After a weekend in the Granite State that featured repeated attacks on Hillary Clinton, now the Democratic Party frontrunner will just about have the state to herself on Monday, as she arrives for her first campaign stops since officially declaring herself a candidate for President.
The Clinton campaign said the Monday and Tuesday visit to New Hampshire would be the "first of many," focusing on "how to make the economy work for everyday Americans."
As campaign officials have repeatedly said, there will be no big events, as Clinton will have small roundtables and private meetings with party activists and elected officials in the Granite State.
Clinton's first stop will be a kids furniture manufacturer in Keene, New Hampshire; as in Iowa, one should expect that her events will be filled with people who have been vetted by the campaign - this will not be New Hampshire residents randomly plucked off a street corner.

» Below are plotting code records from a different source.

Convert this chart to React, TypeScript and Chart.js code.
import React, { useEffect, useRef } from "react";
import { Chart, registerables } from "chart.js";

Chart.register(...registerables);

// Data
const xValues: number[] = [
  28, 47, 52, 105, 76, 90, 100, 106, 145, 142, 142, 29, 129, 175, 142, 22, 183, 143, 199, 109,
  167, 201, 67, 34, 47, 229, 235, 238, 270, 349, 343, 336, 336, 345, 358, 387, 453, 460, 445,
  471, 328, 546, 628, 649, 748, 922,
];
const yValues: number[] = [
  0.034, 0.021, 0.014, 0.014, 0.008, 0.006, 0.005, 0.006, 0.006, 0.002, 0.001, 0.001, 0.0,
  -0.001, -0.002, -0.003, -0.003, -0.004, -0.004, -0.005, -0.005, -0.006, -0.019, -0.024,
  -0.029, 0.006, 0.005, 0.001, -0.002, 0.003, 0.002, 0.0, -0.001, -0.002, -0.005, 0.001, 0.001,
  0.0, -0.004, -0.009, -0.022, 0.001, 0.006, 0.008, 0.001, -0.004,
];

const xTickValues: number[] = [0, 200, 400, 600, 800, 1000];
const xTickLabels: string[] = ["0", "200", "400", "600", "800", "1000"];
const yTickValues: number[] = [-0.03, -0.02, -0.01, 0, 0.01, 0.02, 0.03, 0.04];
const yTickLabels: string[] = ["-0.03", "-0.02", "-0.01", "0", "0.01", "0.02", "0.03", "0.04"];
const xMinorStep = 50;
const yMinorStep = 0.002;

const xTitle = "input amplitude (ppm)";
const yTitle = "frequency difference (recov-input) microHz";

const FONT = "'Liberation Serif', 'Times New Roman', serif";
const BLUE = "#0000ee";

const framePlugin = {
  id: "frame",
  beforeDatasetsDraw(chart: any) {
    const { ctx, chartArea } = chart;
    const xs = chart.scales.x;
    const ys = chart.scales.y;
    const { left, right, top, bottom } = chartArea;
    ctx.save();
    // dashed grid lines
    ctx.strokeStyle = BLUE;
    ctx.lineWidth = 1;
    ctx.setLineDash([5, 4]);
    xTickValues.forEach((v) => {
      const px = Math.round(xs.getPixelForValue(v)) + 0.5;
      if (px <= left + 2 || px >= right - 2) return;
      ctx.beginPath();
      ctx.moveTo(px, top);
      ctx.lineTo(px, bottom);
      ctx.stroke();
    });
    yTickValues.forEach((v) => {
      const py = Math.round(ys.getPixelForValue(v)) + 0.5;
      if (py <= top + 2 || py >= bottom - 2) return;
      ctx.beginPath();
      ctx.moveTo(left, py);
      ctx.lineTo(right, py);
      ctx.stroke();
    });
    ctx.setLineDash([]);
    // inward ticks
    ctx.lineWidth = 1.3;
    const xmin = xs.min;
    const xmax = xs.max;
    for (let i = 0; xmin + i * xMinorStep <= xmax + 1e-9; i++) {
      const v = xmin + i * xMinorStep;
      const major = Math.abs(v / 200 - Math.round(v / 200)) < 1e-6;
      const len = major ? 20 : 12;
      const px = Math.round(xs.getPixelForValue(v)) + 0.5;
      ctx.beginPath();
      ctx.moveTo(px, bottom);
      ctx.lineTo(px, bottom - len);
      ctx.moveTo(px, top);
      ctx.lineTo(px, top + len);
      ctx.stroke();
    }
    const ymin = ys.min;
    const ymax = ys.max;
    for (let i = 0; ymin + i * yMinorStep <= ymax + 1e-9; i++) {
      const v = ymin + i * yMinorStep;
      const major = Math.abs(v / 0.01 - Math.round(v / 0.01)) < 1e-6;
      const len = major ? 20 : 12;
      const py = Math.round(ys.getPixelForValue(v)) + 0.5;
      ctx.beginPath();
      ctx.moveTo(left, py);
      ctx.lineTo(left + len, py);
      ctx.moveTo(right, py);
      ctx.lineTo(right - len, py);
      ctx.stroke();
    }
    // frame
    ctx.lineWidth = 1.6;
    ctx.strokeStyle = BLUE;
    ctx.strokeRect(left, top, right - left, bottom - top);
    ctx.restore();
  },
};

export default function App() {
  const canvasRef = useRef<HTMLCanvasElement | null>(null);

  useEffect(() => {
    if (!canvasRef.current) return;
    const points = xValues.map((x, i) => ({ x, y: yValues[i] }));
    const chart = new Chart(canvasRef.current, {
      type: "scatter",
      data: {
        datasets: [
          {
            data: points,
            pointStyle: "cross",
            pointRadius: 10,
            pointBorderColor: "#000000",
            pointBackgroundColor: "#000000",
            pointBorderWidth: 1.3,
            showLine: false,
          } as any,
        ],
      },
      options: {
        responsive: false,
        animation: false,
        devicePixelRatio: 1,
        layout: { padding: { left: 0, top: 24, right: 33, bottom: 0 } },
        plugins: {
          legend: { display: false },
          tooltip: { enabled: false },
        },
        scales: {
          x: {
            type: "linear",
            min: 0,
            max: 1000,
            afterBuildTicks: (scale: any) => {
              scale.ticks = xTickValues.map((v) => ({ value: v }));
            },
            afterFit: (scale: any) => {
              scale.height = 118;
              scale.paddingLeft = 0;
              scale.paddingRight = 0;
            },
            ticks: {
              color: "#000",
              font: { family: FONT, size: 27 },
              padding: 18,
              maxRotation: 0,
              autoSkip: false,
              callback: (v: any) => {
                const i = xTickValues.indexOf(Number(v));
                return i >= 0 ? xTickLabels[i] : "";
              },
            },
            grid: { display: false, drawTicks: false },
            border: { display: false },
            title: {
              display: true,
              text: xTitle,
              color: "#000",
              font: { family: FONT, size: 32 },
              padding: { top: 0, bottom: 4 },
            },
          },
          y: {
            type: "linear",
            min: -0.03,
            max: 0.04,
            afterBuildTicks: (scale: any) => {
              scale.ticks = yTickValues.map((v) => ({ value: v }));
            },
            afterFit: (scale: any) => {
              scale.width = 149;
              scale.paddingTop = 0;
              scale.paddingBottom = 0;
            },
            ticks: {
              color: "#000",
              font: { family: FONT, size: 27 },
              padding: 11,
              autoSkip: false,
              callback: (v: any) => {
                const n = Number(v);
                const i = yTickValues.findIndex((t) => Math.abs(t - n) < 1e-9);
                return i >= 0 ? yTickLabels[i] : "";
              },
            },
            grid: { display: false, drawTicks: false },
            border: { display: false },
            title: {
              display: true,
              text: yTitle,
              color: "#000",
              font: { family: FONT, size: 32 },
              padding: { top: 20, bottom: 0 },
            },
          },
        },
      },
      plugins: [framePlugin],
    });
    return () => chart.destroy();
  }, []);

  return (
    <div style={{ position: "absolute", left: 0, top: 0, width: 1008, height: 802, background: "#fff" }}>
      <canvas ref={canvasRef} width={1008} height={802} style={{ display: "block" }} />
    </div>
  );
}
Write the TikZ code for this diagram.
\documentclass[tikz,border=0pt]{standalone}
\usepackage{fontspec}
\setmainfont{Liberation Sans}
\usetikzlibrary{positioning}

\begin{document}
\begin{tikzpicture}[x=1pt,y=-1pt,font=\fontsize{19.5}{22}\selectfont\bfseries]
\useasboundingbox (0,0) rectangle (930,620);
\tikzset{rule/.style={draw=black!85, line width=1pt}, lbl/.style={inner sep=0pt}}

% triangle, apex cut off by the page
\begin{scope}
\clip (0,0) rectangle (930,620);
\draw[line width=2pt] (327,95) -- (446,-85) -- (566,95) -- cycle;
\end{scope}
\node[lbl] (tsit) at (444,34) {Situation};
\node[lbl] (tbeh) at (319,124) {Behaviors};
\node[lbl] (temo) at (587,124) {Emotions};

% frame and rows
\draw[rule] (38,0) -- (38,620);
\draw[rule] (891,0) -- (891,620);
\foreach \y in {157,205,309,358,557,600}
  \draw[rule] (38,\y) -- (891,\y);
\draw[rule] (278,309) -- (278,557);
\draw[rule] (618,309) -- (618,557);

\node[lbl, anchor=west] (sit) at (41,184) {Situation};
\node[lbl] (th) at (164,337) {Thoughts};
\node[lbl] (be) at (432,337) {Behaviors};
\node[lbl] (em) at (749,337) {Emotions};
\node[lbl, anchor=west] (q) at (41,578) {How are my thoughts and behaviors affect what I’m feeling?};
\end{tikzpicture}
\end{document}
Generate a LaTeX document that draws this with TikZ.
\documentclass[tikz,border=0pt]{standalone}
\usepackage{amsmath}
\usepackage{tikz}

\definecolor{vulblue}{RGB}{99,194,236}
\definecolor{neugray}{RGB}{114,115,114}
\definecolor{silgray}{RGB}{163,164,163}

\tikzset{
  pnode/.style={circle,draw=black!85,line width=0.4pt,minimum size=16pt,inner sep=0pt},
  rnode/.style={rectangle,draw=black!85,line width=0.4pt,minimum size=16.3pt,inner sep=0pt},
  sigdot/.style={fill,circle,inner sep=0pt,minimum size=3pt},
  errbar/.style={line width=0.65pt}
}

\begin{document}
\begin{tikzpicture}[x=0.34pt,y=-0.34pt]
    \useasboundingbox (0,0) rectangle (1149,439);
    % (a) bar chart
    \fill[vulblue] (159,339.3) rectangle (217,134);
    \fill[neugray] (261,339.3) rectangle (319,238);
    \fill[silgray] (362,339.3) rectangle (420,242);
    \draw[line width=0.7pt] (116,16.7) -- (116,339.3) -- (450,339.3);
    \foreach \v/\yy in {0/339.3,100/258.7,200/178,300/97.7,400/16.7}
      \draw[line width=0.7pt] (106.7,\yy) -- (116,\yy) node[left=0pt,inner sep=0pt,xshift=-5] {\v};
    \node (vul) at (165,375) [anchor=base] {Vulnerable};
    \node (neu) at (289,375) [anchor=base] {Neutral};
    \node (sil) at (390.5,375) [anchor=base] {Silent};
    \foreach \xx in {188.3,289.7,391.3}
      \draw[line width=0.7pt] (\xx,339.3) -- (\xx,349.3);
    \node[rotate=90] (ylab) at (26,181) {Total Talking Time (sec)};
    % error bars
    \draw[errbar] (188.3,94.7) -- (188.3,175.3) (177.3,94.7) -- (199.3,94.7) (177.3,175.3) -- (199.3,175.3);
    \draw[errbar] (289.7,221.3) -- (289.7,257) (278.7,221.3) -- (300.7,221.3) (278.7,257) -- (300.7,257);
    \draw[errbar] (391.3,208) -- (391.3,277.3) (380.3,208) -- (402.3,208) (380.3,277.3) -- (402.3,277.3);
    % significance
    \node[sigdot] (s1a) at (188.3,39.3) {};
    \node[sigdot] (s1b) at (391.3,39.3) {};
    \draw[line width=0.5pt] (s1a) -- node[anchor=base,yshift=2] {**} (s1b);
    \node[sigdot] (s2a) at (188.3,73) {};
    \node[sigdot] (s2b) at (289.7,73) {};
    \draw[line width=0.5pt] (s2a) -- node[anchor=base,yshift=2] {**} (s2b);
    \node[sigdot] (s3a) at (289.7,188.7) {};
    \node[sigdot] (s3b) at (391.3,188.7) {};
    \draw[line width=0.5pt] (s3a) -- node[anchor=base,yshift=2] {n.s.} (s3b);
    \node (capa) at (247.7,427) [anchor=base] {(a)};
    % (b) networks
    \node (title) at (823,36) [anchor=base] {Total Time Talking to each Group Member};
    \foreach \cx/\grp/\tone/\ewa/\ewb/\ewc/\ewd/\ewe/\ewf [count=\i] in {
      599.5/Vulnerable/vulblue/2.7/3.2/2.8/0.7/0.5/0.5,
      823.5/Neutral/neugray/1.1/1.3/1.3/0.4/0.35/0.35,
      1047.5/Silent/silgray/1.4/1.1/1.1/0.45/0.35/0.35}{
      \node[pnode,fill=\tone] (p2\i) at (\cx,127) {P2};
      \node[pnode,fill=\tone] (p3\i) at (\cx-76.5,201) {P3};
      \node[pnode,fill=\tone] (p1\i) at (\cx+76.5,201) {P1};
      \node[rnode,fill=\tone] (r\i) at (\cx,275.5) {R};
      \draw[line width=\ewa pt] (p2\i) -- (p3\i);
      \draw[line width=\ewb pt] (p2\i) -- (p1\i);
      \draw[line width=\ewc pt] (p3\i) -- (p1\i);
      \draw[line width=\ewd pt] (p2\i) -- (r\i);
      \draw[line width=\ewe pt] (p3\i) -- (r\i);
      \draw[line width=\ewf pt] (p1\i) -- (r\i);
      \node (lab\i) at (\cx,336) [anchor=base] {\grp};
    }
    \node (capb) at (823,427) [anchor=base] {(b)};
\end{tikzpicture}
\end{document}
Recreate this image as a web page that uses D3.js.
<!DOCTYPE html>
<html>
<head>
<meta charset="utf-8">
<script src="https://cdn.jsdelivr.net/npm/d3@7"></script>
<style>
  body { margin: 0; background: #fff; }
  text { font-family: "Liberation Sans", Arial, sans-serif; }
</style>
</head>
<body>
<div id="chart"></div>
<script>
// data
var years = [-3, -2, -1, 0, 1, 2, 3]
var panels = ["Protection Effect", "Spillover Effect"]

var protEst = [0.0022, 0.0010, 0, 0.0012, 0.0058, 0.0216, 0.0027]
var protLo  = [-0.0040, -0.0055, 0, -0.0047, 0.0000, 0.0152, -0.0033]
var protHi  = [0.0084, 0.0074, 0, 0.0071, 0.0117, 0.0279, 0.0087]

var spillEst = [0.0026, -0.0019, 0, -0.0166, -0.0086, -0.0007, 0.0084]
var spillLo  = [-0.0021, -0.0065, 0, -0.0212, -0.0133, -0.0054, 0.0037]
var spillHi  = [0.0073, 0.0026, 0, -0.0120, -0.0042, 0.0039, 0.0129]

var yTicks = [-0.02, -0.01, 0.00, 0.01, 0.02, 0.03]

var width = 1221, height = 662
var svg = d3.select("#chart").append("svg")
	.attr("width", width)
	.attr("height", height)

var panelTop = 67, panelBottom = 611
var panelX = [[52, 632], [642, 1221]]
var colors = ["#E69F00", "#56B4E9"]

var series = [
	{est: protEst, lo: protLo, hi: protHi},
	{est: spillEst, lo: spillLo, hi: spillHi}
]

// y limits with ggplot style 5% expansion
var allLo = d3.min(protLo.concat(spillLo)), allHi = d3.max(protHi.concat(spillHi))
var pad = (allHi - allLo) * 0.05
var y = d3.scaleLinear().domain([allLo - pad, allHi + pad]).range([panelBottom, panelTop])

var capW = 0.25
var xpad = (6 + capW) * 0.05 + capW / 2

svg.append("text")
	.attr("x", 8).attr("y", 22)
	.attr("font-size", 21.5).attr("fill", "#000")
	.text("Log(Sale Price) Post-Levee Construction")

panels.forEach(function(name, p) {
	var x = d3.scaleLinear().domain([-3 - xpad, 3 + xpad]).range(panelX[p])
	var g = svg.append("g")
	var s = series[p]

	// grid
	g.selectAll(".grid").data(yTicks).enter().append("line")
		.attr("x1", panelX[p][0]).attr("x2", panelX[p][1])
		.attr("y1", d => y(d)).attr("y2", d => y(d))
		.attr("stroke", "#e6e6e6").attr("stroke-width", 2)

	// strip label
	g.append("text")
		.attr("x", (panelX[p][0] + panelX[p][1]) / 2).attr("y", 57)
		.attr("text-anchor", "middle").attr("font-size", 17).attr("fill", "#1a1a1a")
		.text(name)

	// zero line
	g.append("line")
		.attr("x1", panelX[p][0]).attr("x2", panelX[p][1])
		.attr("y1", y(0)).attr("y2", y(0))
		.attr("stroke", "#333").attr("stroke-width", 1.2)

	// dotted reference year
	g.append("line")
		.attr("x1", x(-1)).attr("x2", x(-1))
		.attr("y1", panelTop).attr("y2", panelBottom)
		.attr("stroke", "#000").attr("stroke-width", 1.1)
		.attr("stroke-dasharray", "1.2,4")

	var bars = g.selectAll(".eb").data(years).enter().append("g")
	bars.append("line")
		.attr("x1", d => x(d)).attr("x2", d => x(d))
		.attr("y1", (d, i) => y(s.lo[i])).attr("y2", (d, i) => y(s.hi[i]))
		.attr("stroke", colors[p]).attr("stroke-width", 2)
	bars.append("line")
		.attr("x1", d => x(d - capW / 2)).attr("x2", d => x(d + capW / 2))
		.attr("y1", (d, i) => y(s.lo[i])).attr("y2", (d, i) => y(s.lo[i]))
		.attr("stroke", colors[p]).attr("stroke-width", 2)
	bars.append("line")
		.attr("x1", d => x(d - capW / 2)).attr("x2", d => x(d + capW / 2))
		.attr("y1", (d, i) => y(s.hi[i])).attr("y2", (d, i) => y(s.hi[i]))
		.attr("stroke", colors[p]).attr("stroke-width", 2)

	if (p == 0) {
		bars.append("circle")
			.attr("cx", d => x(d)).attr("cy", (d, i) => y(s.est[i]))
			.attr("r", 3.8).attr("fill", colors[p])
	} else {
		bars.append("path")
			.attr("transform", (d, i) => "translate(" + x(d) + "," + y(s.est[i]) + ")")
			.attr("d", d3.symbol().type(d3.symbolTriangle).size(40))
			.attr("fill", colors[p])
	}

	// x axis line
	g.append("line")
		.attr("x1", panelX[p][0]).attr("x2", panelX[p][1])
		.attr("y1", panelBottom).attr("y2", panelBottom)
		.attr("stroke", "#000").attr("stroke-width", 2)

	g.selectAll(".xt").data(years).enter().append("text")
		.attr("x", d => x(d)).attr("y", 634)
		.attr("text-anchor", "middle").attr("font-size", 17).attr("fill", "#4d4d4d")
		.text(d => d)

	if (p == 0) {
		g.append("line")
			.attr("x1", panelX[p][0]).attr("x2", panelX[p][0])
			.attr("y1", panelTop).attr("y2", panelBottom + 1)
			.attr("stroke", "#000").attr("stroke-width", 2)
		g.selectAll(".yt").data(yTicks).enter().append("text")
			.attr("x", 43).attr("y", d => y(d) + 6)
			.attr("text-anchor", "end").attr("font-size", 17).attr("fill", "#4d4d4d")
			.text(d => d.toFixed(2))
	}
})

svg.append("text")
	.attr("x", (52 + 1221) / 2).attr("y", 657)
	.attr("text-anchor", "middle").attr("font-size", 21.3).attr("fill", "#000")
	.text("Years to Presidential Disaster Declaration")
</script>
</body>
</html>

Over the weekend, Republicans used a presidential forum to repeatedly assail Clinton's campaign rollout, noting how GOP candidates were ready to answer questions from anyone.
"This listening tour is something out of North Korea," said Sen. Lindsey Graham (R-SC).
"Hillary Clinton is going to raise $2.5 billion," said Sen. Marco Rubio (R-FL).
"That's a lot of Chipotle," Rubio deadpanned to laughter.
"We're obviously talking a lot about 'Stop Hillary, Stop Hillary," one voter said to Republican Jeb Bush.
While Sen. Rand Paul (R-KY) attacked Clinton over her actions on the Benghazi attacks, he also had some red meat lines for Republicans about the Democratic Party frontrunner.
As for Hillary Clinton's ground operation in New Hampshire, a weekend story in the Boston Globe showed that she already has 19 paid staffers on the ground in the Granite State.
The best Republican? Donald Trump has four staffers in New Hampshire. No other Republican has that many.
Last night, Clinton's team showed off cards they hope to use to get people to commit to vote for the former New York Senator:
As in Iowa, there will not be unlimited space for the news media in Clinton's events in the Granite State.
In other words, if a national reporter flies to New Hampshire, there is no guarantee of getting in to cover the Hillary events; I heard several examples of that from colleagues who went to Iowa to chase the Clinton campaign in the Hawkeye State - and they were unable to get in to see the candidate in person.